Fifty years ago First Hawaiian Bank was looking
to break into the fledgling credit card market.
Advertising and public relations director Walter Dods, who later would become CEO of the bank, was tasked with marketing what was then called Master Charge.
“The challenge for us starting it was a chicken-and-egg situation,” Dods recalled Wednesday on the eve of the annual Top 250 Luncheon, which honors the top business revenue producers in the state. “To sell the Master Charge card, we had to have merchants accept it, and the merchants were telling us one by one, Why should we accept your card when there are no Master Charge customers? We said we’ll build up the customer base but can’t build it up if you, the merchant, won’t accept it.”
One man “turned the corner” for the bank, Dods said. Glenn Kaya, then the president and CEO of discount department store GEM and a close friend of then First Hawaiian CEO John Bellinger, agreed for a two- or three-year period to accept only Master Charge rather than BankAmericard (now called Visa), which was offered by rival Bank of Hawaii.

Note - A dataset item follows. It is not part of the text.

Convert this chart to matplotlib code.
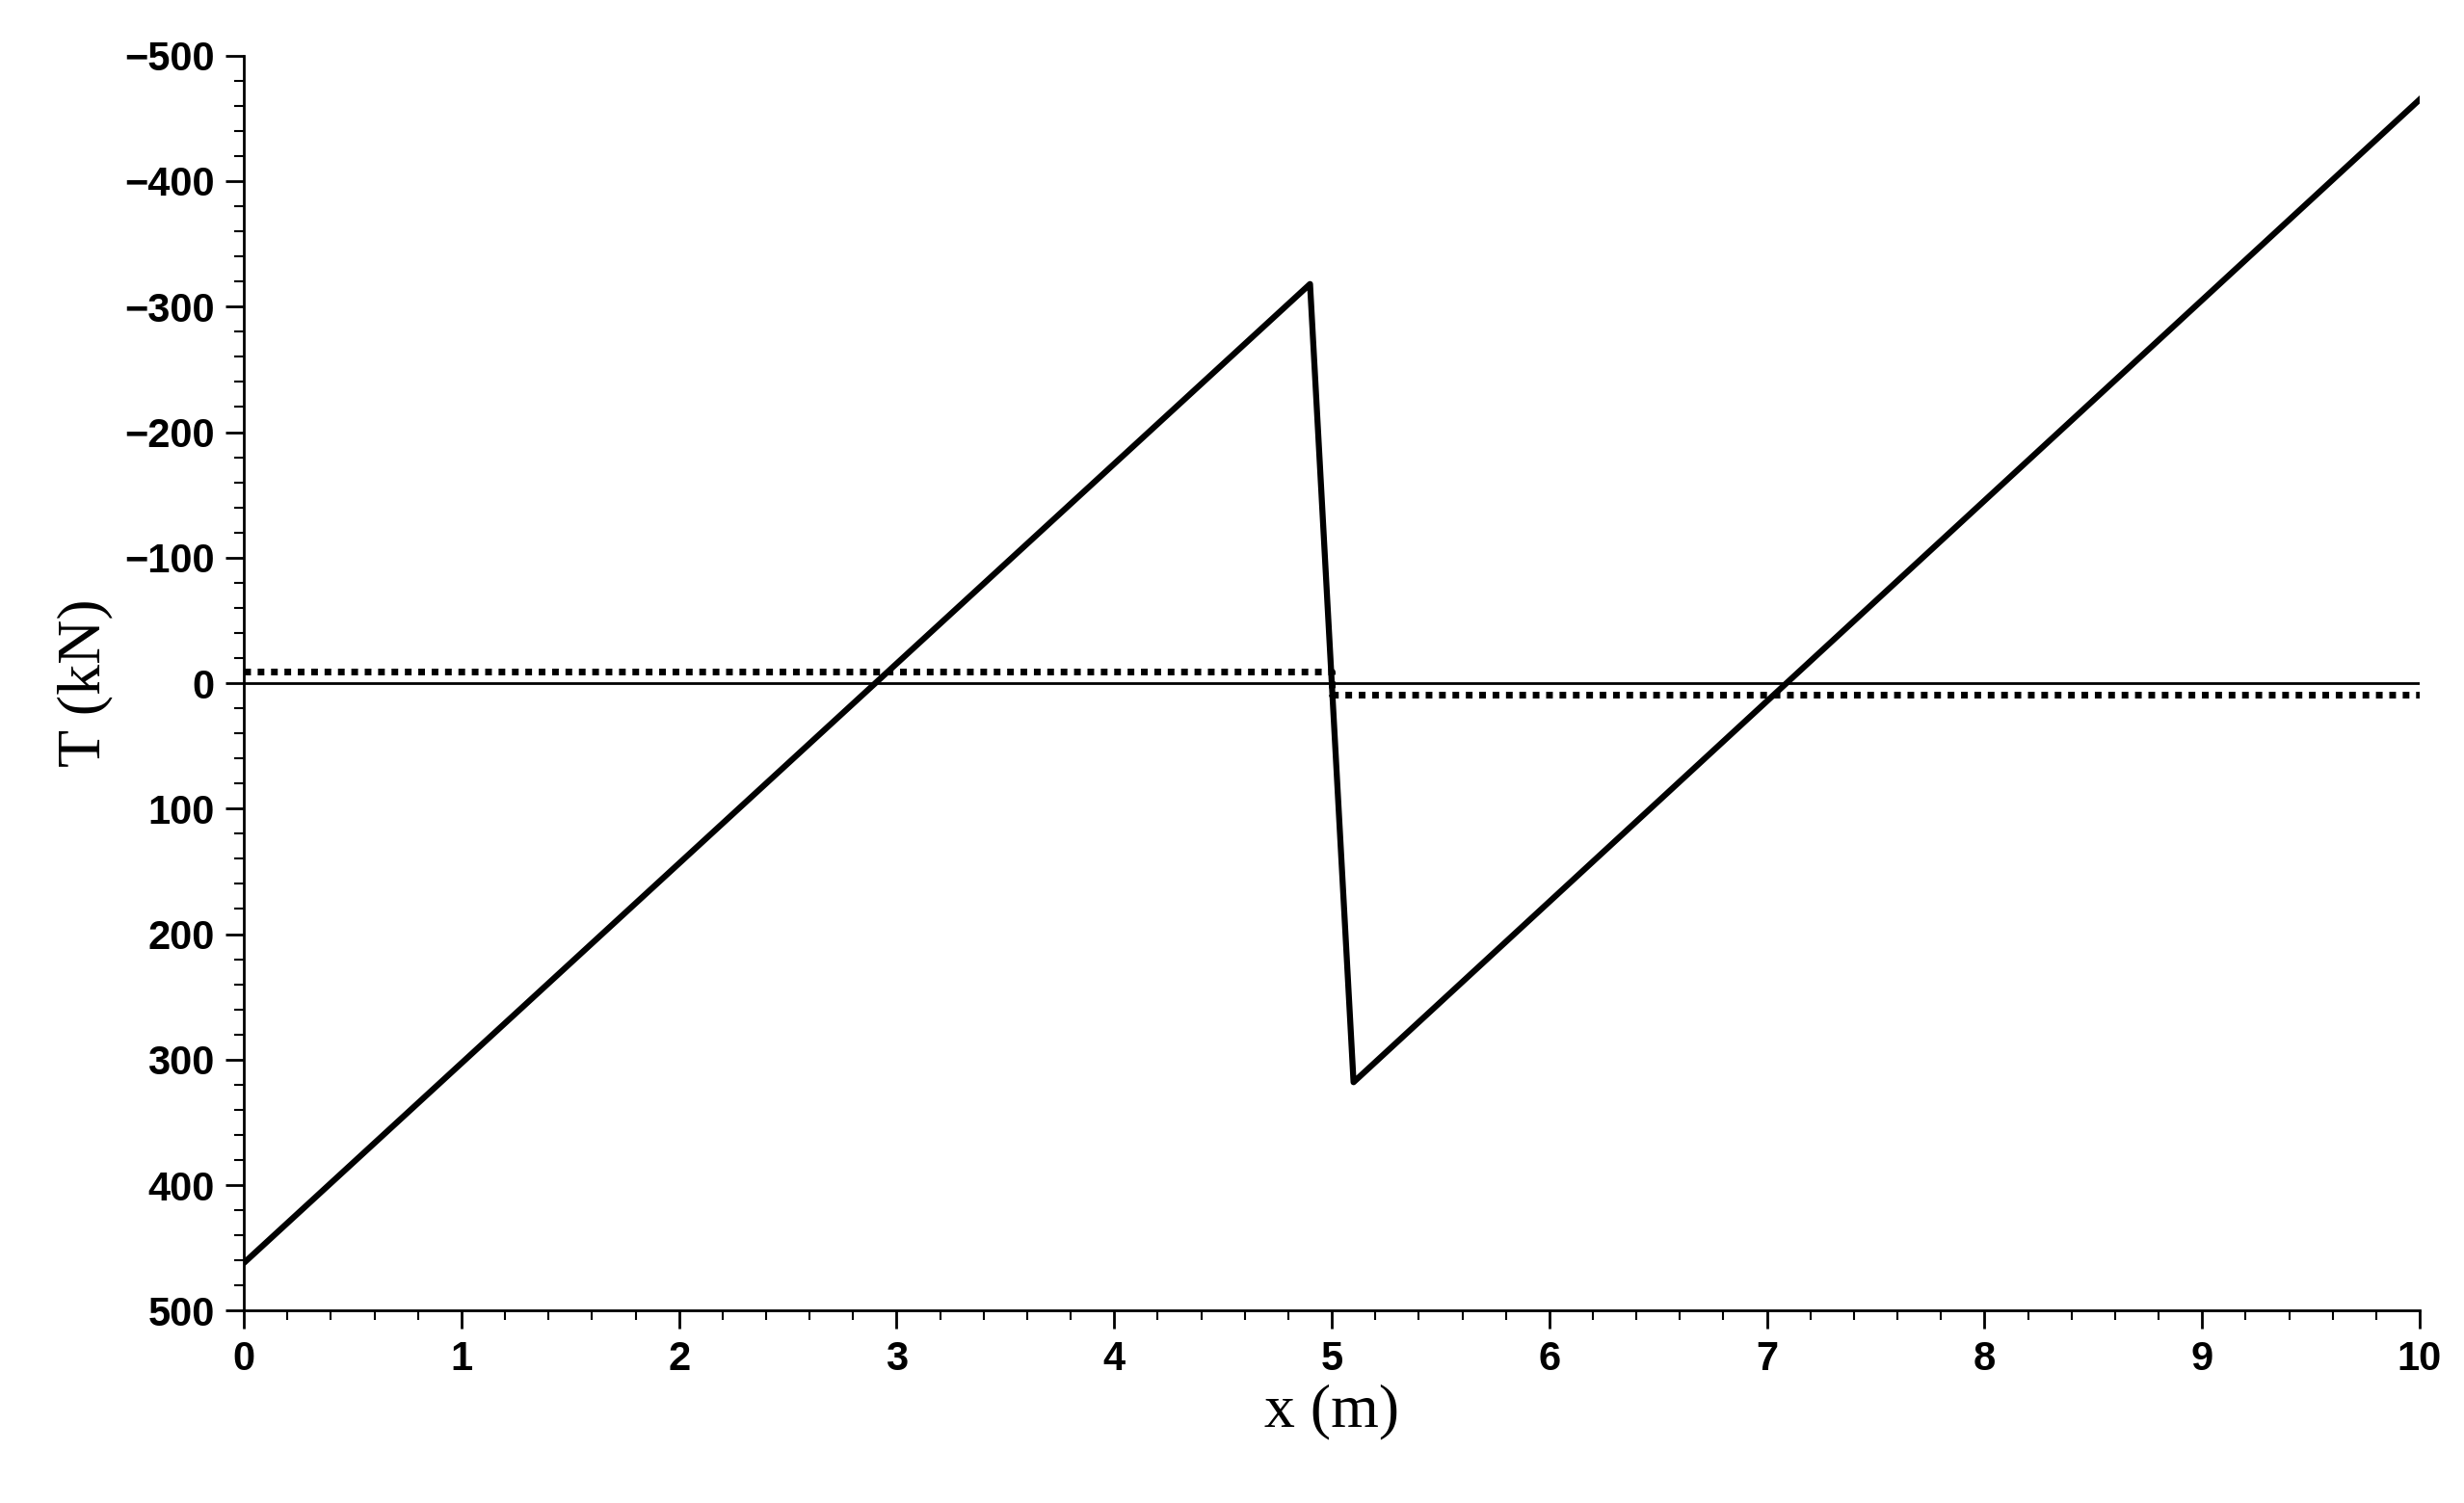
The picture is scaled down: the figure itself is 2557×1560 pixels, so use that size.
import matplotlib
matplotlib.use("Agg")
import matplotlib.pyplot as plt
from matplotlib.ticker import MultipleLocator

# main curve T(x)
x_main = [0.0, 4.9, 4.9, 5.1, 5.1, 10.0]
t_main = [462, -318, -318, 318, 318, -465]
# dotted step
x_dot = [0.0, 5.0, 5.0, 10.0]
t_dot = [-9, -9, 9, 9]

fig = plt.figure(figsize=(25.57, 15.6), dpi=100)
ax = fig.add_axes([0.099, 0.128, 0.883, 0.835])

ax.plot(x_main, t_main, color="black", lw=4.5)
ax.plot(x_dot, t_dot, color="black", lw=5, linestyle=(0, (1, 1)))
ax.axhline(0, color="black", lw=2)

ax.set_xlim(0, 10)
ax.set_ylim(500, -500)
ax.xaxis.set_major_locator(MultipleLocator(1))
ax.xaxis.set_minor_locator(MultipleLocator(0.2))
ax.yaxis.set_major_locator(MultipleLocator(100))
ax.yaxis.set_minor_locator(MultipleLocator(20))
for s in ["top", "right"]:
    ax.spines[s].set_visible(False)
for s in ["left", "bottom"]:
    ax.spines[s].set_linewidth(2)
ax.tick_params(which="major", length=14, width=2, labelsize=30, pad=8)
ax.tick_params(which="minor", length=7, width=1.5)
for lab in ax.get_xticklabels() + ax.get_yticklabels():
    lab.set_fontfamily("Liberation Sans")
    lab.set_fontweight("bold")

ax.set_xlabel("x (m)", fontsize=46, family="Liberation Serif", labelpad=4)
ax.set_ylabel("T (kN)", fontsize=46, family="Liberation Serif", labelpad=8)

fig.savefig("out.png", dpi=100)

Today, First Hawaiian has the distinction of having the longest continuous relationship of any bank in the world with the company now known as Mastercard. First Hawaiian, which processes about $5 billion in sales a year, is also the largest and only issuer of credit cards in the state.
“I view relationships like yours as being part of the family, which means we’re going to do things together, we’re going to drive each other crazy sometimes, but we’re all going in the same direction,” said Mastercard President and CEO Ajay Banga, who flew in for the day Thursday to mark the golden-anniversary partnership with a keynote speech in Waikiki at the First Hawaiian-sponsored Top 250 Luncheon at the Royal Hawaiian resort.
Bob Harrison, now the chairman, president and CEO of First Hawaiian, said the partnership has allowed the state’s largest bank to keep up with the times.
“We would not be the company we are today without the leverage we gained through partnerships like Mastercard,” he said in an interview after the luncheon. “And them, in particular, have a focus in helping their partners with advisory and technology and new trends. As a relatively small community bank in Hawaii we just can’t keep up with all those trends, and by leveraging with them it makes us much more competitive locally.”
The Indian-born Banga, who has been CEO since 2010, talked about how he has focused on reaching out to communities and social initiatives with an approach he calls the “decency quotient” — a movement that aligns itself with the culture advocated by First Hawaiian.
“You’ve got to make me feel like your hand is on my back and not in my face,” he said.
He also touched upon how important it is to have diversity in the global workplace to have different perspectives and skills.
Banga said afterward that just how it’s important for
a business to have different revenue streams, it’s likewise important for Hawaii
to diversify its economy to another leg of the stool.
“You’ve got low unemployment, and you’ve got tourism as a big driver of the economy, as is the … military bases,” he said. “You’re pretty stable. … If you can get another leg, that would be great. Now, what would that be, logically? It probably has to be something to do with technology because manufacturing is not something you’re going to do to the island and destroy what you have as the attraction. So I think that (technology), combined with a lot of focus on sustainability, because this is paradise.”